When I jumped on the internet this morning before heading off to school, I saw that the new Brooklyn Tweed collection, Wool People Volume 2, had gone live! It's another great collection with a little bit for everyone: colorwork mittens, hats, scarves, and plenty of sweaters. There's even a men's sweater in there!
I love the direction that Brooklyn Tweed has taken his company, in using the best contemporary independent designers, allowing them to retain the rights to their patterns and receive fair compensation for their work. I'm sure that his own work as a designer has influenced how he collaborates with others, and that mutual respect really shows.
Plus: gorgeous. These are the real standouts for me:
Fuse by Veronik Avery
I'm not entirely sure how the construction works from these photos, but I'm intrigued. I like the drape of the fabric and the almost cowl-like neckline combined with the asymmetrical fronts; it creates a relaxed silhouette that still feels just a little bit refined. Classic Veronik Avery.
Kendrick by Ann McCauley
This stitch pattern really sings in Shelter. I like how the row of circles at the waist suggests a peplum, and if I were to make this sweater I would have that motif hit a little higher to really highlight that hourglass shape. It has a romantic feel to it that I love.
Lawrence by Melissa LaBarre
I didn't really notice this sweater at first glance, but it captured my eye when I was paging through the collection a second time. This looks like a fantastic layering piece, the perfect slouchy sweater to wear over a t-shirt and jeans or a long-sleeved dress. The front motif adds interest to the garter stitch, and the cowl neck keeps it warm and comfortable.
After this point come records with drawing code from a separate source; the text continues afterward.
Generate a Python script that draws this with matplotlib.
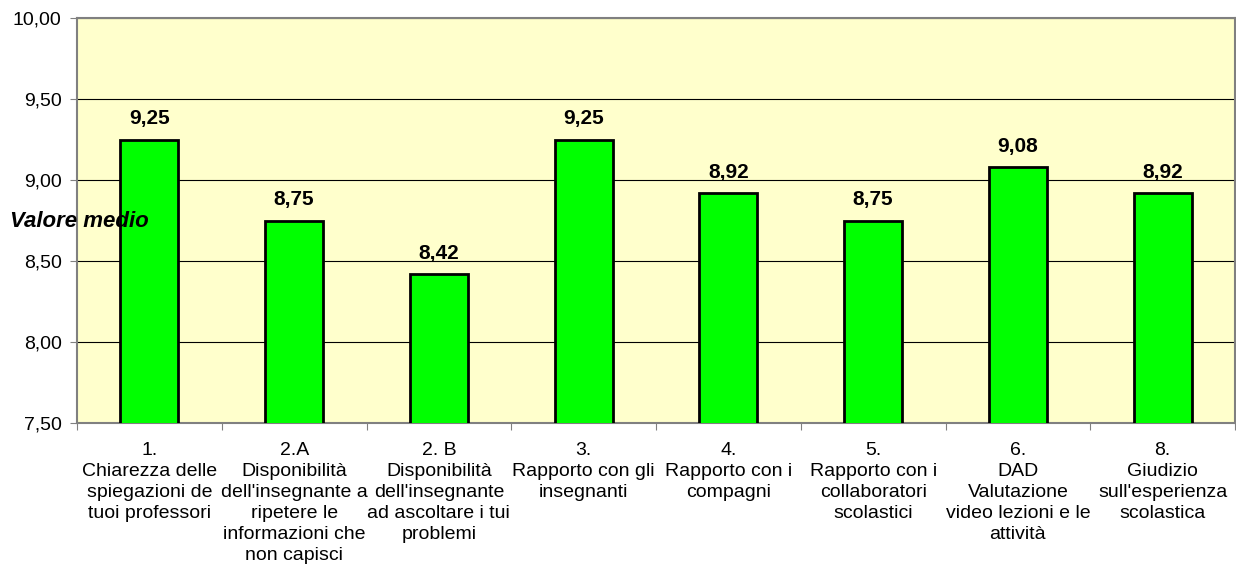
import matplotlib.pyplot as plt
from matplotlib.ticker import FuncFormatter

categories = [
    "1.\nChiarezza delle\nspiegazioni de\ntuoi professori",
    "2.A\nDisponibilità\ndell'insegnante a\nripetere le\ninformazioni che\nnon capisci",
    "2. B\nDisponibilità\ndell'insegnante\nad ascoltare i tui\nproblemi",
    "3.\nRapporto con gli\ninsegnanti",
    "4.\nRapporto con i\ncompagni",
    "5.\nRapporto con i\ncollaboratori\nscolastici",
    "6.\nDAD\nValutazione\nvideo lezioni e le\nattività",
    "8.\nGiudizio\nsull'esperienza\nscolastica",
]
values = [9.25, 8.75, 8.42, 9.25, 8.92, 8.75, 9.08, 8.92]
yticks = [7.5, 8.0, 8.5, 9.0, 9.5, 10.0]

plt.rcParams["font.family"] = ["Liberation Sans", "DejaVu Sans"]

fig = plt.figure(figsize=(12.36, 5.72), dpi=100)
ax = fig.add_axes([0.0623, 0.2605, 0.9369, 0.708])
ax.set_facecolor("#FFFFCC")

x = range(len(values))
ax.bar(x, values, width=0.4, bottom=0, color="#00FF00", edgecolor="black",
       linewidth=2, zorder=3)

for xi, v in zip(x, values):
    ax.annotate(f"{v:.2f}".replace(".", ","), (xi, v), xytext=(0, 8),
                textcoords="offset points", ha="center", va="bottom",
                fontsize=15, fontweight="bold")

ax.set_ylim(7.5, 10.0)
ax.set_xlim(-0.5, len(values) - 0.5)
ax.set_yticks(yticks)
ax.yaxis.set_major_formatter(FuncFormatter(lambda v, p: f"{v:.2f}".replace(".", ",")))
ax.tick_params(axis="y", labelsize=14, length=5, color="#808080", pad=6)

ax.set_xticks([i - 0.5 for i in range(len(values) + 1)], minor=False)
ax.set_xticklabels([""] * (len(values) + 1))
ax.set_xticks(list(x), minor=True)
ax.set_xticklabels(categories, minor=True, fontsize=14, linespacing=1.3, va="top")
ax.tick_params(axis="x", which="major", length=5, color="#808080")
ax.tick_params(axis="x", which="minor", length=0, pad=14)

ax.grid(axis="y", color="black", linewidth=0.8, zorder=1)
for s in ax.spines.values():
    s.set_color("#808080")
    s.set_linewidth(1.5)

fig.text(0.008, 0.612, "Valore medio", fontsize=16, fontweight="bold",
         fontstyle="italic", va="center", ha="left")

fig.savefig("out.png", dpi=100)
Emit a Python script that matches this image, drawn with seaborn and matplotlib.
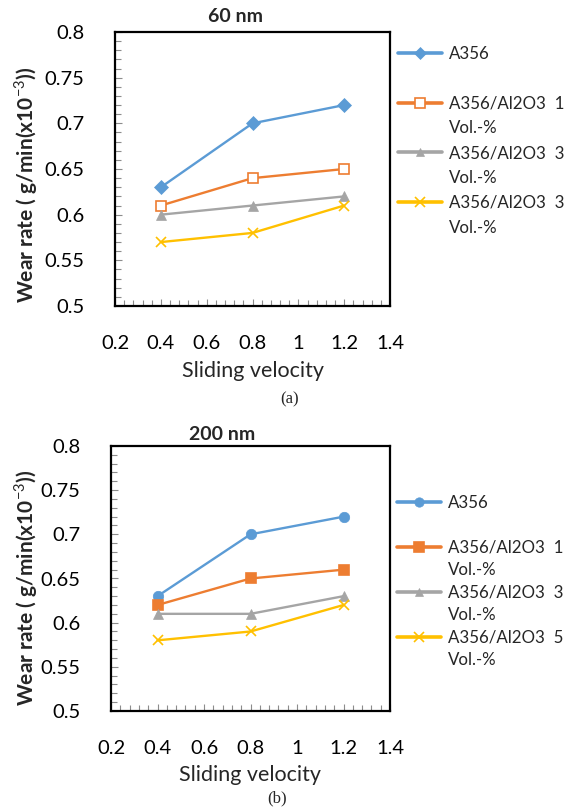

Spruce Forest by Nancy Bush
This shawl has three key attributes that automatically make it one of my favorites:
1. It's by Nancy Bush.
2. It's a triangular shawl that takes right around 800 yards.
3. It has nupps.
Overall, I love this collection. Shelter and Loft are already beautiful, versatile yarns, and the pattern support offered through the Loft and Fall collections and the two volumes of Wool People shows great creative energy and momentum. The only thing I'd really like to see in future volumes is Loft used single-weight in a sweater design - there was one sweater design (Ash by Amy Christoffers) that used Loft held doubled, but I'd love to see how it works up as a larger-gauge sweater fabric. Although with the rate that these collections have been coming out, I'm sure it won't be long before my wish comes true.